[BEGIN]
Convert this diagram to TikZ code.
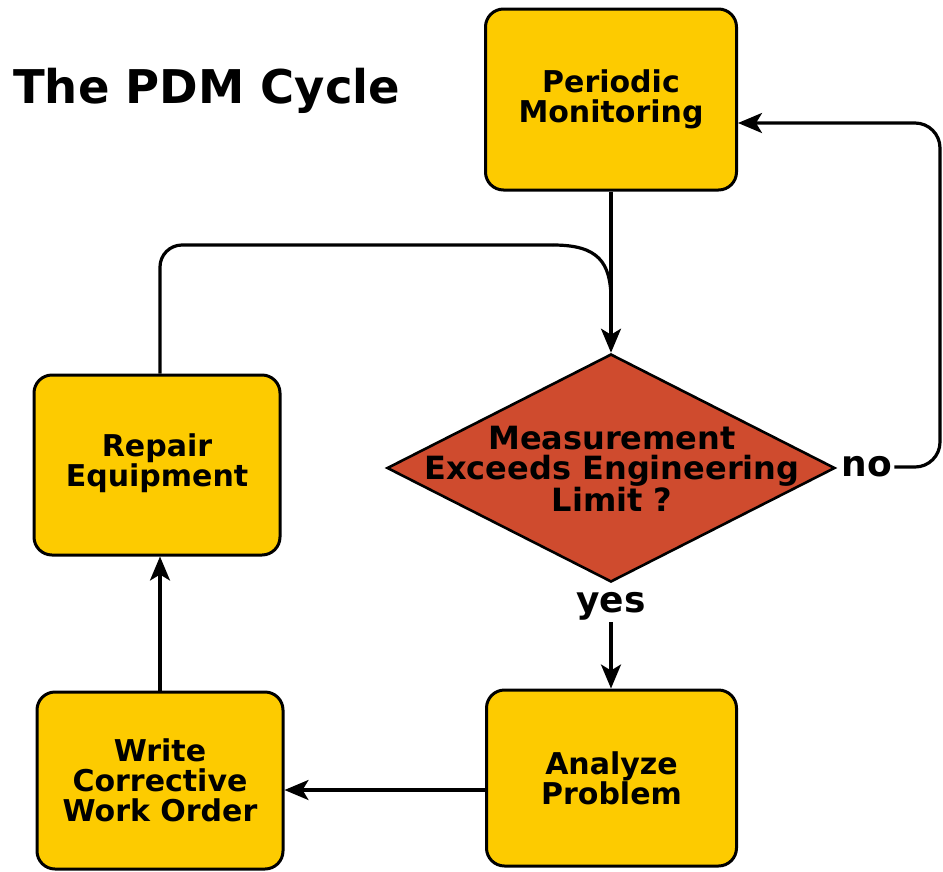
\documentclass[tikz,border=0pt]{standalone}
\usepackage{fontspec}
\setmainfont{DejaVu Sans}
\usetikzlibrary{shapes.geometric,arrows.meta}
\definecolor{boxyellow}{RGB}{253,203,0}
\definecolor{diared}{RGB}{207,75,46}
\tikzset{
  box/.style={draw=black, line width=3pt, fill=boxyellow, rounded corners=18pt,
    align=center, font=\bfseries\fontsize{30}{30}\selectfont, inner sep=0pt},
  conn/.style={line width=3.2pt, draw=black},
  arr/.style={conn, -{Stealth[length=24pt,width=20pt,inset=6pt]}},
  lbl/.style={font=\bfseries\fontsize{36}{36}\selectfont, inner sep=2pt},
}
\begin{document}
\begin{tikzpicture}[x=1pt,y=-1pt]
\useasboundingbox (0,0) rectangle (943,871);
\node[font=\bfseries\fontsize{46.5}{48}\selectfont, anchor=base west, inner sep=0pt] (title) at (13,103) {The PDM Cycle};

\node[box, minimum width=251pt, minimum height=181pt] (pm) at (611,99.5) {Periodic\\Monitoring};
\node[diamond, draw=black, line width=2.6pt, fill=diared, minimum width=448pt, minimum height=228pt, inner sep=0pt] (dm) at (611,468) {};
\node[align=center, font=\bfseries\fontsize{32}{30}\selectfont, inner sep=0pt] (dmtext) at (612,469) {Measurement\\Exceeds Engineering\\Limit ?};
\node[box, minimum width=246pt, minimum height=180pt] (rep) at (157,465) {Repair\\Equipment\\[-20pt]};
\node[box, minimum width=246pt, minimum height=177pt] (wr) at (160,780.5) {Write\\Corrective\\Work Order};
\node[box, minimum width=250pt, minimum height=176pt] (an) at (611.5,778) {Analyze\\Problem};

\node[lbl] (no) at (867,467) {no};
\node[lbl] (yes) at (611,606) {yes};

\coordinate (turnL) at (160,245);
\coordinate (bendS) at (553,245);
\coordinate (jn) at (611,300);
\coordinate (rt) at (940,123);
\coordinate (yl) at (0,790);

\draw[arr] (pm.south) -- (dm.north);
\draw[conn, rounded corners=22pt] (rep.north -| turnL) -- (turnL) -- (bendS);
\draw[conn] (bendS) .. controls (598,245) and (611,262) .. (jn);
\draw[arr, rounded corners=25pt] (no.east) -- (rt |- no.east) -- (rt) -- (pm.east |- rt);
\draw[arr] (yes.south) -- (yes.south |- an.north);
\draw[arr] (an.west |- yl) -- (wr.east |- yl);
\draw[arr] (wr.north) -- (wr.north |- rep.south);
\end{tikzpicture}
\end{document}
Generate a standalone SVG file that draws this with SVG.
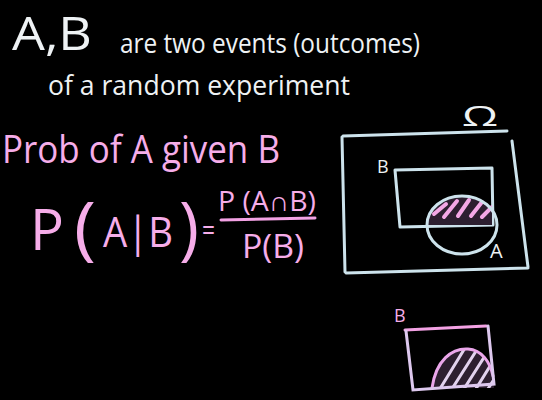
[END]
Retype the listing exactly. Pictures do not belong in the copy.

Convert this diagram to TikZ code.
\documentclass[tikz,border=0pt]{standalone}
\usepackage{fontspec}
\setmainfont{DejaVu Sans}
\usetikzlibrary{shapes.geometric,arrows.meta}
\definecolor{boxyellow}{RGB}{253,203,0}
\definecolor{diared}{RGB}{207,75,46}
\tikzset{
  box/.style={draw=black, line width=3pt, fill=boxyellow, rounded corners=18pt,
    align=center, font=\bfseries\fontsize{30}{30}\selectfont, inner sep=0pt},
  conn/.style={line width=3.2pt, draw=black},
  arr/.style={conn, -{Stealth[length=24pt,width=20pt,inset=6pt]}},
  lbl/.style={font=\bfseries\fontsize{36}{36}\selectfont, inner sep=2pt},
}
\begin{document}
\begin{tikzpicture}[x=1pt,y=-1pt]
\useasboundingbox (0,0) rectangle (943,871);
\node[font=\bfseries\fontsize{46.5}{48}\selectfont, anchor=base west, inner sep=0pt] (title) at (13,103) {The PDM Cycle};

\node[box, minimum width=251pt, minimum height=181pt] (pm) at (611,99.5) {Periodic\\Monitoring};
\node[diamond, draw=black, line width=2.6pt, fill=diared, minimum width=448pt, minimum height=228pt, inner sep=0pt] (dm) at (611,468) {};
\node[align=center, font=\bfseries\fontsize{32}{30}\selectfont, inner sep=0pt] (dmtext) at (612,469) {Measurement\\Exceeds Engineering\\Limit ?};
\node[box, minimum width=246pt, minimum height=180pt] (rep) at (157,465) {Repair\\Equipment\\[-20pt]};
\node[box, minimum width=246pt, minimum height=177pt] (wr) at (160,780.5) {Write\\Corrective\\Work Order};
\node[box, minimum width=250pt, minimum height=176pt] (an) at (611.5,778) {Analyze\\Problem};

\node[lbl] (no) at (867,467) {no};
\node[lbl] (yes) at (611,606) {yes};

\coordinate (turnL) at (160,245);
\coordinate (bendS) at (553,245);
\coordinate (jn) at (611,300);
\coordinate (rt) at (940,123);
\coordinate (yl) at (0,790);

\draw[arr] (pm.south) -- (dm.north);
\draw[conn, rounded corners=22pt] (rep.north -| turnL) -- (turnL) -- (bendS);
\draw[conn] (bendS) .. controls (598,245) and (611,262) .. (jn);
\draw[arr, rounded corners=25pt] (no.east) -- (rt |- no.east) -- (rt) -- (pm.east |- rt);
\draw[arr] (yes.south) -- (yes.south |- an.north);
\draw[arr] (an.west |- yl) -- (wr.east |- yl);
\draw[arr] (wr.north) -- (wr.north |- rep.south);
\end{tikzpicture}
\end{document}
Generate a standalone SVG file that draws this with SVG.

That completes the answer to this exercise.